Put away all bitterness and wrath and anger and wrangling and slander, together with all malice, and be kind to one another, tenderhearted, forgiving one another, as God in Christ has forgiven you. Therefore be imitators of God, as beloved children, and live in love, as Christ loved us and gave himself up for us, a fragrant offering and sacrifice to God.

Be imitators of Christ’s love. Give yourself up to God’s love. Put away bitterness. Put away wrath. Put away slander. Take on kindness. Take on gentle heartedness. Forgive. Forgive. Forgive.  Love. Love. Love.

These are the words that we hear in Ephesians 4:31-5:2. In the debate over radical inclusion of LGBT persons in the church, it seems that God’s love is sometimes absent. This absence of love can often times be seen on both sides of the issue. Those who oppose full inclusion use scripture for tactics of exclusion and casting out. Those who support full inclusion and affirm LGBTQ persons get mad, slander the  other side, hold grudges, etc.  Yes, there is hurt.  Yes, there is pain.  But this hurt and pain manifests itself on both sides of the issue. This hurt and pain is evident as we have seen screaming matches break out in some of our annual conferences. We have seen one side attack the other, and we have seen the other side attack right back.  There is fear, not love.  There is hurt, not wholeness.  There is brokenness, not unity. Even in my home conference in Mississippi, there are meetings still going on about the testimony of a lesbian couple that spoke in a worship service at annual conference.  That was two months ago! Yet the fear, the hurt, and the brokenness is deep.  It is very, very deep.  To overcome this brokenness, I feel that we as a United church need to come to the Lord’s table. All of us: LGBTQ persons, straight persons, persons of different ethnicities, persons who are liberal, persons who are conservative, persons who struggle with addictions, persons who are rich, persons who are poor. ALL PERSONS.  We need to come and partake in the broken body of our Lord and we need to love each other in spite of our differences.

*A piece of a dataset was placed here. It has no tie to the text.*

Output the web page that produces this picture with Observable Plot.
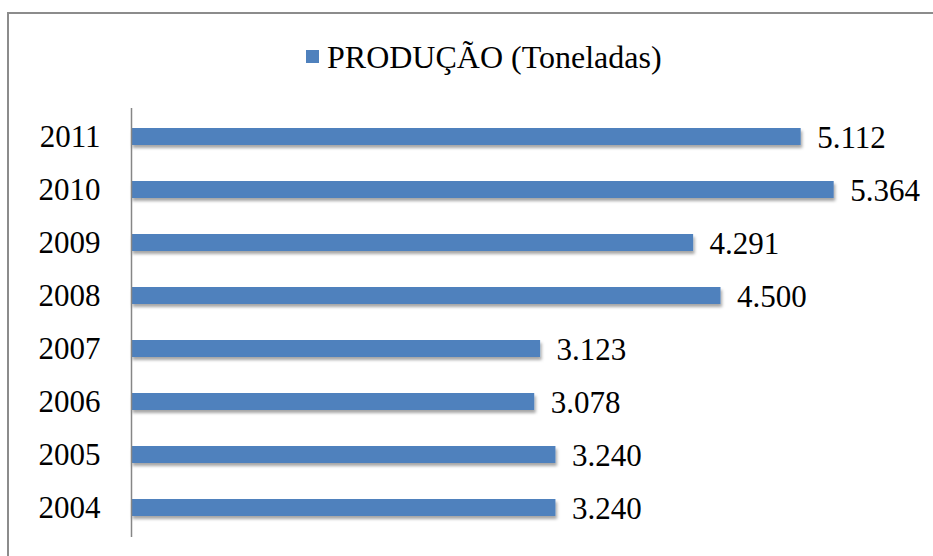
<!DOCTYPE html>
<html>
<head>
<meta charset="utf-8">
<script src="https://cdn.jsdelivr.net/npm/d3@7"></script>
<script src="https://cdn.jsdelivr.net/npm/@observablehq/plot@0.6"></script>
<style>
  html, body { margin: 0; padding: 0; background: #fff; overflow: hidden; }
  #wrap { position: relative; width: 933px; height: 556px; font-family: "Liberation Serif", "Times New Roman", serif; }
  #frame { position: absolute; left: 7px; top: 12px; width: 940px; height: 560px; border: 2px solid #8c8c8c; box-sizing: border-box; }
  #legend { position: absolute; left: 0; top: 38px; width: 933px; height: 40px; font-size: 32px; color: #000; }
  #legend .sw { position: absolute; left: 306px; top: 12px; width: 13px; height: 13px; background: #4F81BD; }
  #legend .lbl { position: absolute; left: 327px; top: 0px; white-space: nowrap; line-height: 38px; }
  #chart { position: absolute; left: 0; top: 100px; }
</style>
</head>
<body>
<div id="wrap">
  <div id="frame"></div>
  <div id="legend"><span class="sw"></span><span class="lbl"></span></div>
  <div id="chart"></div>
</div>
<script>
const years = ["2011", "2010", "2009", "2008", "2007", "2006", "2005", "2004"];
const production = [5112, 5364, 4291, 4500, 3123, 3078, 3240, 3240];
const seriesName = "PRODUÇÃO (Toneladas)";
const barColor = "#4F81BD";

const data = years.map((y, i) => ({year: y, value: production[i]}));
const ptFormat = d3.formatLocale({decimal: ",", thousands: ".", grouping: [3], currency: ["R$", ""]}).format(",");

document.querySelector("#legend .lbl").textContent = seriesName;

const plot = Plot.plot({
  width: 933,
  height: 456,
  marginTop: 8,
  marginBottom: 19,
  marginLeft: 131,
  marginRight: 16,
  style: {fontFamily: "'Liberation Serif', 'Times New Roman', serif", fontSize: "31px", color: "#000", background: "transparent"},
  x: {domain: [0, 6000], axis: null},
  y: {domain: years, paddingInner: 0.67, paddingOuter: 0.335, label: null, tickSize: 0, tickPadding: 31},
  marks: [
    Plot.barX(data, {x: "value", y: "year", fill: barColor}),
    Plot.text(data, {x: "value", y: "year", text: d => ptFormat(d.value), textAnchor: "start", dx: 16, dy: 1, fill: "#000"}),
    Plot.ruleX([0], {stroke: "#868686", strokeWidth: 1.5})
  ]
});

document.getElementById("chart").appendChild(plot);

// drop shadow on the bars (styling only)
const svg = d3.select(plot);
const defs = svg.insert("defs", ":first-child");
const f = defs.append("filter").attr("id", "barShadow").attr("x", "-5%").attr("y", "-50%").attr("width", "110%").attr("height", "250%");
f.append("feDropShadow").attr("dx", 1.5).attr("dy", 3).attr("stdDeviation", 1.8).attr("flood-color", "#000").attr("flood-opacity", 0.35);
svg.selectAll("g[aria-label='bar']").attr("filter", "url(#barShadow)");
svg.selectAll("g[aria-label='y-axis tick label'] text, g[aria-label='y-axis'] text").attr("fill", "#000");
</script>
</body>
</html>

The hard thing is, I don’t want to come to the table with those who are reacting out of their own fears and insecurities as they approach the issue of inclusion.  I don’t want to come to the table with those who compare homosexuality with devil worship.  I do not want to come to the table with those who seek to cast out “the other” from our church.  However, it is because I do not want to come to the table with these persons, that I must.  We are called to put away bitterness.  We are called to put away wrath.  We are called to imitate
God’s love and live as Christ lived and love as Christ loved. Yes, we are called to be prophetic; however, we have to be prophetic in love, and I fear that I am often times prophetic in a self righteous, liberal way. That is not reconciliation. What I fear though, is that the table is not always open for those who are LGBTQ.  It is a conundrum.  How can we have an open table?  If the table is not a United Methodist table, or a politically charged table, but the Lord’s table, an open table for all, then there should be room at the table for us all.

In my mind, I envision an open table that resembles the table that we
see in Rent, the musical, as they sing about Bohemia.  It is a radically open table, and it is beautiful.  No, they are not perfect, but they are all there in spite of their imperfections. I really believe that if we all would extend grace to each other and approach the table with love, grace, compassion, and mercy, the United Methodist Church would be transformed by the Triune God’s grace.  My prayer is that we as United Methodists would listen to each other, love each other, imitate Christ, come to the table together, and allow ourselves to
be transformed into a people who truly love as Christ loved and live as Christ lived. It will not be easy, but perhaps it will be beautiful and perhaps we will all find ourselves in communion at the Table of our Lord.